I think what it will take for a real community project is a dedicated team (DR), a very well organized and flexible website, not just a strong leader but one who motivates, encourages and actually does some work once in awhile, a true design document outlining the full project in detail not 1 page of 'This game is going to be amazing with awesome particle effects, loads of guns, hundreds of ships and thousands of NPCs' riiiiight. I should know. I did that with my original game, Smoke, which was a online-FPS not at all unlike Counter-Strike with an amazing terrain system, detailed models and spot on physics. It reached about 10% development. The team was very talented, dedicated. Where did we fall? Me and the woeful design doc. I wasn't exactly what you would call wise, I thought game making was a stride, 'Hey! Load up that Quake 3 map, add a few guns and people, let 'em loose, and bam! InstaGame - Coming soon from Microsoft', I eventually realised that Smoke was too ambitious and stopped it.
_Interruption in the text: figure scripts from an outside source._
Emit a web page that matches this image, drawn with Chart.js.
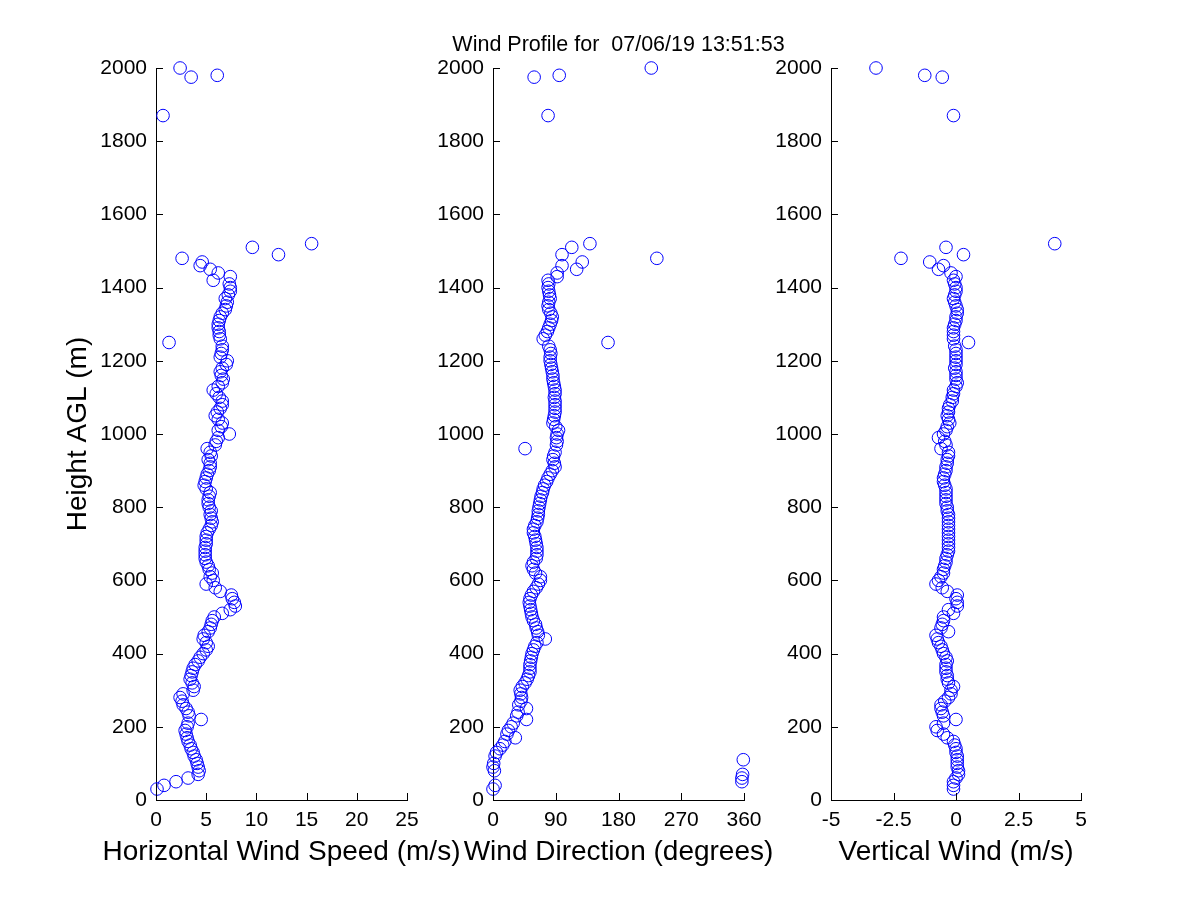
<!DOCTYPE html>
<html><head><meta charset="utf-8">
<script src="https://cdn.jsdelivr.net/npm/chart.js@4.4.1/dist/chart.umd.min.js"></script>
<style>
html,body{margin:0;padding:0;background:#fff;}
#wrap{position:relative;width:1200px;height:900px;background:#fff;}
canvas{position:absolute;left:0;top:0;}
</style>
</head><body>
<div id="wrap">
<canvas id="c1" width="1200" height="900"></canvas>
<canvas id="c2" width="1200" height="900"></canvas>
<canvas id="c3" width="1200" height="900"></canvas>
</div>
<script>
// Heights AGL (m)
const heights = [
  30,40,50,60,70,80,90,100,
  110,120,130,140,150,160,170,180,190,200,
  210,220,230,240,250,260,270,280,290,300,
  310,320,330,340,350,360,370,380,390,400,
  410,420,430,440,450,460,470,480,490,500,
  510,520,530,540,550,560,570,580,590,600,
  610,620,630,640,650,660,670,680,690,700,
  710,720,730,740,750,760,770,780,790,800,
  810,820,830,840,850,860,870,880,890,900,
  910,920,930,940,950,960,970,980,990,1000,
  1010,1020,1030,1040,1050,1060,1070,1080,1090,1100,
  1110,1120,1130,1140,1150,1160,1170,1180,1190,1200,
  1210,1220,1230,1240,1250,1260,1270,1280,1290,1300,
  1310,1320,1330,1340,1350,1360,1370,1380,1390,1400,
  1410,1420,1430,
  1440,1450,1460,1470,1480,1490,1510,1520,1870,1975,1980,2000
];
// Horizontal wind speed (m/s)
const speed = [
  0.1,0.8,2.0,3.2,4.2,4.3,4.2,4.1,
  4.0,3.8,3.7,3.5,3.4,3.2,3.1,3.0,2.9,3.1,
  3.2,4.5,3.3,3.2,3.0,2.7,2.6,2.4,2.7,3.7,
  3.8,3.6,3.4,3.5,3.6,3.7,3.9,4.2,4.4,4.7,
  5.0,5.2,5.0,4.7,4.8,5.2,5.4,5.5,5.6,5.8,
  6.6,7.4,7.9,7.8,7.6,7.5,6.4,5.9,5.0,5.7,
  5.4,5.6,5.3,5.2,5.0,4.9,4.9,4.9,4.9,5.0,
  5.0,5.0,5.1,5.3,5.5,5.6,5.5,5.4,5.5,5.3,
  5.2,5.2,5.3,5.4,5.0,4.8,4.9,5.0,5.1,5.3,
  5.4,5.4,5.2,5.5,5.4,5.1,5.9,6.0,6.2,7.3,
  6.2,6.5,6.6,6.2,5.9,6.1,6.4,6.6,6.6,6.3,
  6.0,5.7,6.2,6.6,6.7,6.5,6.4,6.6,7.0,7.1,
  6.4,6.5,6.6,6.6,1.3,6.4,6.3,6.3,6.2,6.2,
  6.3,6.4,6.6,6.9,7.0,7.1,6.9,7.2,7.4,7.4,
  7.3,5.7,7.4,
  6.2,5.4,4.4,4.6,2.6,12.2,9.6,15.5,0.7,3.5,6.1,2.4
];
// Wind direction (degrees)
const direction = [
  0,3,357,357,358,2,0,1,
  359,3,5,10,14,17,32,20,22,26,
  29,48,34,36,48,37,40,41,40,39,
  42,46,49,51,53,53,53,54,55,56,
  58,60,63,75,65,64,62,61,58,56,
  55,54,53,52,53,55,58,62,65,68,
  68,61,58,56,58,62,63,63,63,62,
  61,60,58,58,60,63,64,65,65,66,
  67,68,69,71,72,74,77,79,82,85,
  89,88,86,87,89,46,91,92,91,92,
  94,90,86,87,88,89,89,89,89,88,
  89,89,88,87,86,86,85,84,83,82,
  82,83,82,80,165,72,75,78,80,82,
  84,85,83,80,79,80,82,81,80,79,
  80,79,92,
  92,120,99,128,235,99,113,139,79,59,95,227
];
// Vertical wind (m/s)
const vertical = [
  -0.1,-0.1,-0.1,0.0,0.1,0.1,0.05,0.05,
  0.05,0.05,0.0,0.0,-0.05,-0.1,-0.35,-0.5,-0.75,-0.8,
  -0.5,0.0,-0.5,-0.55,-0.6,-0.6,-0.45,-0.3,-0.2,-0.2,
  -0.1,-0.3,-0.35,-0.35,-0.4,-0.4,-0.4,-0.35,-0.4,-0.5,
  -0.55,-0.6,-0.7,-0.75,-0.8,-0.3,-0.6,-0.55,-0.5,-0.5,
  -0.1,-0.3,0.05,0.05,0.0,0.05,-0.35,-0.55,-0.8,-0.7,
  -0.6,-0.5,-0.5,-0.45,-0.4,-0.4,-0.35,-0.3,-0.3,-0.3,
  -0.3,-0.3,-0.3,-0.3,-0.3,-0.3,-0.3,-0.3,-0.35,-0.35,
  -0.4,-0.4,-0.4,-0.4,-0.4,-0.45,-0.5,-0.5,-0.45,-0.4,
  -0.4,-0.35,-0.35,-0.3,-0.3,-0.6,-0.4,-0.45,-0.7,-0.5,
  -0.4,-0.35,-0.25,-0.3,-0.35,-0.3,-0.3,-0.25,-0.15,-0.15,
  -0.1,-0.1,0.0,0.05,0.0,0.0,0.0,-0.05,0.0,0.0,
  0.0,0.0,0.0,-0.05,0.5,-0.1,-0.1,-0.1,-0.1,-0.05,
  0.0,0.0,0.05,0.05,0.0,-0.05,-0.1,-0.05,0.0,0.0,
  -0.05,-0.1,0.0,
  -0.2,-0.7,-0.5,-1.05,-2.2,0.3,-0.4,3.95,-0.1,-0.55,-1.25,-3.2
];
const titleText = 'Wind Profile for  07/06/19 13:51:53';
const yLabel = 'Height AGL (m)';
const xLabels = ['Horizontal Wind Speed (m/s)', 'Wind Direction (degrees)', 'Vertical Wind (m/s)'];
const heightTicks = {min: 0, max: 2000, step: 200};
const xRanges = [{min: 0, max: 25, step: 5}, {min: 0, max: 360, step: 90}, {min: -5, max: 5, step: 2.5}];

const FONT = "'Liberation Sans', Arial, Helvetica, sans-serif";
Chart.defaults.font.family = FONT;
Chart.defaults.color = '#000';

const inwardTicks = {
  id: 'inwardTicks',
  afterDraw(chart) {
    const ctx = chart.ctx, a = chart.chartArea;
    const xs = chart.scales.x, ys = chart.scales.y;
    ctx.save();
    ctx.strokeStyle = '#000';
    ctx.lineWidth = 1;
    ctx.beginPath();
    xs.ticks.forEach(t => {
      const px = Math.round(xs.getPixelForValue(t.value)) + 0.5;
      ctx.moveTo(px, a.bottom);
      ctx.lineTo(px, a.bottom - 7);
    });
    ys.ticks.forEach(t => {
      const py = Math.round(ys.getPixelForValue(t.value)) + 0.5;
      ctx.moveTo(a.left, py);
      ctx.lineTo(a.left + 7, py);
    });
    ctx.stroke();
    ctx.restore();
  }
};

const axisText = {
  id: 'axisText',
  afterDraw(chart, args, opts) {
    const ctx = chart.ctx, a = chart.chartArea;
    const cx = (a.left + a.right) / 2;
    ctx.save();
    ctx.fillStyle = '#000';
    ctx.textAlign = 'center';
    ctx.textBaseline = 'alphabetic';
    if (opts.xTitle) {
      ctx.font = '28px ' + FONT;
      ctx.fillText(opts.xTitle, cx, 860);
    }
    if (opts.title) {
      ctx.font = '21.5px ' + FONT;
      ctx.fillText(opts.title, cx, 51);
    }
    ctx.restore();
  }
};

function makeChart(id, values, idx, leftPad, yWidth, rightPad, withYTitle, withTitle) {
  const pts = heights.map((h, i) => ({x: values[i], y: h}));
  const xr = xRanges[idx];
  return new Chart(document.getElementById(id), {
    type: 'scatter',
    data: {datasets: [{
      data: pts,
      pointStyle: 'circle',
      pointRadius: 6.3,
      pointHoverRadius: 6.3,
      borderWidth: 1,
      borderColor: '#0000ff',
      backgroundColor: 'rgba(0,0,0,0)',
      clip: false
    }]},
    options: {
      responsive: false,
      animation: false,
      devicePixelRatio: 1,
      events: [],
      layout: {padding: {left: leftPad, right: rightPad, top: 68, bottom: 20}},
      plugins: {
        legend: {display: false},
        tooltip: {enabled: false},
        title: {display: false},
        axisText: {xTitle: xLabels[idx], title: withTitle ? titleText : null}
      },
      scales: {
        x: {
          type: 'linear', min: xr.min, max: xr.max,
          ticks: {stepSize: xr.step, autoSkip: false, maxRotation: 0, padding: 0, font: {size: 21}, color: '#000',
                  callback: v => String(v)},
          grid: {display: false},
          border: {display: true, color: '#000', width: 1},
          afterFit(s) { s.height = 80; }
        },
        y: {
          type: 'linear', min: heightTicks.min, max: heightTicks.max,
          ticks: {stepSize: heightTicks.step, autoSkip: false, padding: 1, font: {size: 21}, color: '#000',
                  callback: v => String(v)},
          grid: {display: false},
          border: {display: true, color: '#000', width: 1},
          title: withYTitle ? {display: true, text: yLabel, font: {size: 28, lineHeight: 1}, color: '#000', padding: {top: 14, bottom: 0}} : {display: false},
          afterFit(s) { s.width = yWidth; }
        }
      }
    },
    plugins: [inwardTicks, axisText]
  });
}

makeChart('c1', speed, 0, 50, 106, 793, true, false);
makeChart('c2', direction, 1, 393, 100, 456, false, true);
makeChart('c3', vertical, 2, 731, 100, 119, false, false);
</script>
</body></html>
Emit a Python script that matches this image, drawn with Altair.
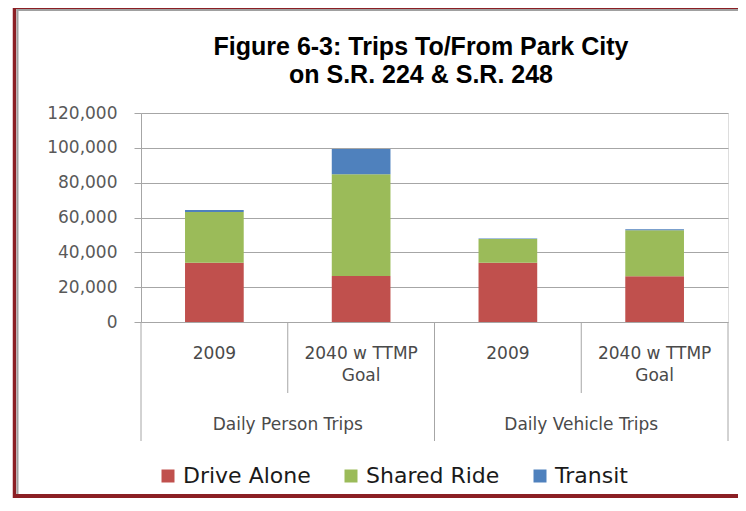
import altair as alt
import pandas as pd

# ---- data ----
title_lines = ["Figure 6-3: Trips To/From Park City", "on S.R. 224 & S.R. 248"]
groups = ["Daily Person Trips", "Daily Person Trips", "Daily Vehicle Trips", "Daily Vehicle Trips"]
labels = ["2009", "2040 w TTMP\nGoal", "2009", "2040 w TTMP\nGoal"]
series = ["Drive Alone", "Shared Ride", "Transit"]
drive_alone = [34000, 26400, 34000, 26200]
shared_ride = [29150, 58400, 13650, 26450]
transit = [1150, 14500, 350, 550]
y_ticks = [0, 20000, 40000, 60000, 80000, 100000, 120000]
colors = ["#C0504D", "#9BBB59", "#4F81BD"]

keys = [f"{g}|{i}" for i, g in enumerate(groups)]
rows = []
for k, vals in zip(keys, zip(drive_alone, shared_ride, transit)):
    for si, (s, v) in enumerate(zip(series, vals)):
        rows.append({"key": k, "series": s, "ord": si, "value": v})
df = pd.DataFrame(rows)

cat_df = pd.DataFrame({
    "key": keys,
    "label": labels,
    "group": groups,
    "first": [i == 0 or groups[i] != groups[i - 1] for i in range(len(groups))],
    "last": [i == len(groups) - 1 for i in range(len(groups))],
})

GRID = "#A6A6A6"
xscale = alt.Scale(domain=keys, paddingInner=0, paddingOuter=0)

bars = alt.Chart(df).mark_bar(width=alt.RelativeBandSize(0.4)).encode(
    x=alt.X("key:N", scale=xscale, axis=None),
    y=alt.Y("value:Q", stack="zero",
            scale=alt.Scale(domain=[0, 120000], nice=False),
            axis=alt.Axis(values=y_ticks, format=",.0f", title=None, grid=True,
                          gridColor=GRID, domainColor=GRID, tickColor=GRID,
                          tickSize=7, labelPadding=17, labelFont="DejaVu Sans",
                          labelFontSize=17, labelColor="#595959")),
    color=alt.Color("series:N", scale=alt.Scale(domain=series, range=colors),
                    legend=alt.Legend(orient="none", legendX=16, legendY=352,
                                      direction="horizontal", title=None,
                                      symbolType="square", symbolSize=169,
                                      symbolStrokeWidth=0, symbolOpacity=1,
                                      labelFont="DejaVu Sans", labelFontSize=22,
                                      labelColor="#1A1A1A", labelOffset=4,
                                      columnPadding=29, padding=0)),
    order=alt.Order("ord:Q", sort="ascending"),
)

inner_sep = alt.Chart(cat_df).transform_filter("!datum.first").mark_rule(color=GRID).encode(
    x=alt.X("key:N", scale=xscale, axis=None, bandPosition=0),
    y=alt.value(209), y2=alt.value(280),
)
outer_sep = alt.Chart(cat_df).transform_filter("datum.first").mark_rule(color=GRID).encode(
    x=alt.X("key:N", scale=xscale, axis=None, bandPosition=0),
    y=alt.value(209), y2=alt.value(328),
)
end_sep = alt.Chart(cat_df).transform_filter("datum.last").mark_rule(color=GRID).encode(
    x=alt.X("key:N", scale=xscale, axis=None, bandPosition=1),
    y=alt.value(209), y2=alt.value(328),
)

cat_text = alt.Chart(cat_df).mark_text(
    lineBreak="\n", font="DejaVu Sans", fontSize=17, color="#4A4A4A",
    baseline="top", lineHeight=22,
).encode(
    x=alt.X("key:N", scale=xscale, axis=None),
    y=alt.value(233),
    text="label:N",
)

group_text = alt.Chart(cat_df).transform_filter("!datum.first").mark_text(
    font="DejaVu Sans", fontSize=17, color="#4A4A4A", baseline="middle",
).encode(
    x=alt.X("key:N", scale=xscale, axis=None, bandPosition=0),
    y=alt.value(312),
    text="group:N",
)

title_df = pd.DataFrame({"t": ["\n".join(title_lines)]})
title_text = alt.Chart(title_df).mark_text(
    lineBreak="\n", font="Liberation Sans", fontSize=25, fontWeight="bold",
    color="#000000", baseline="top", lineHeight=28, align="center",
).encode(
    x=alt.value(280), y=alt.value(-78), text="t:N",
)

one = pd.DataFrame({"f": [0]})
frame_red_left = alt.Chart(one).mark_rule(color="#8B1F24", strokeWidth=3.5).encode(
    x=alt.value(-126.5), y=alt.value(-106), y2=alt.value(400))
frame_red_top = alt.Chart(one).mark_rule(color="#8B1F24", strokeWidth=4).encode(
    x=alt.value(-128), x2=alt.value(700), y=alt.value(-106))
frame_red_bottom = alt.Chart(one).mark_rule(color="#8B1F24", strokeWidth=4).encode(
    x=alt.value(-128), x2=alt.value(700), y=alt.value(383))
frame_grey_left = alt.Chart(one).mark_rule(color="#A0A0A0", strokeWidth=2).encode(
    x=alt.value(-123.5), y=alt.value(-104), y2=alt.value(381))
frame_grey_top = alt.Chart(one).mark_rule(color="#A0A0A0", strokeWidth=2).encode(
    x=alt.value(-124.5), x2=alt.value(700), y=alt.value(-103))

chart = alt.layer(
    frame_red_left, frame_red_top, frame_red_bottom, frame_grey_left, frame_grey_top,
    bars, inner_sep, outer_sep, end_sep, cat_text, group_text, title_text,
).properties(
    width=587, height=209,
    padding={"left": 133, "top": 105, "right": 10, "bottom": 176},
    autosize=alt.AutoSizeParams(type="none"),
).configure_view(stroke=None).configure(background="white")

chart.save("out.html", embed_options={"renderer": "svg", "actions": False})
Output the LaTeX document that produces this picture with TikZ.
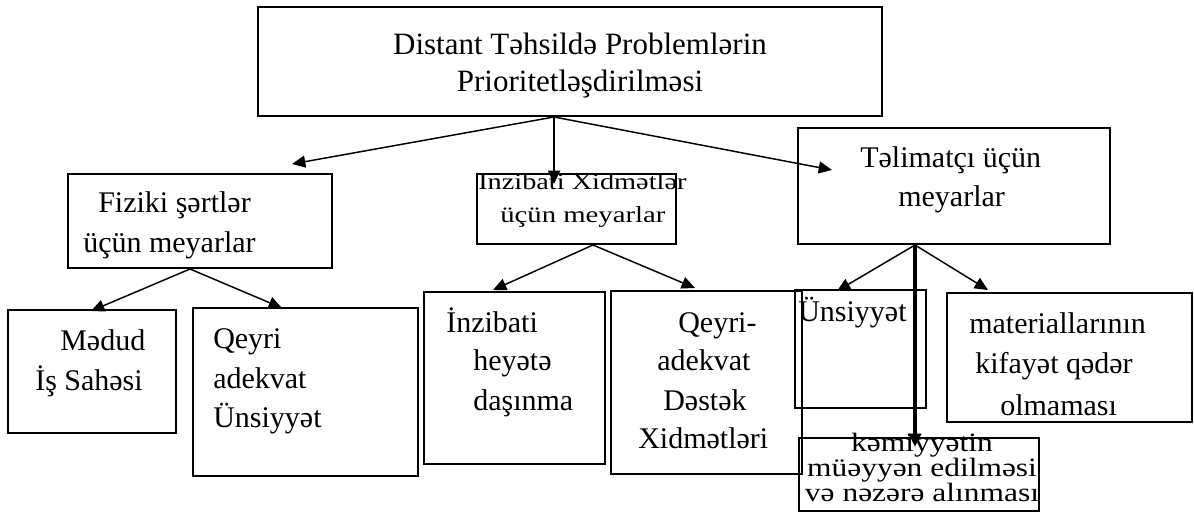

I then began my 1-man quest and developed scads of little DD games on my own and only released one (very sucky) strategy game, Warmaster.
Wow, I strayed from the point. However the big point is: Making games is fun, so if you are going to do a community game, organize it just right so its enjoyable for the team and for you while creating the masterpiece, don't make a deadline, otherwise the stress kills motivation which in turn makes you lose team members, but also don't make it 'Release date: Whenever' still have a sense of 'we need to get this done' or members will lose interest.
Lots to think about, lots to do, lots of fun.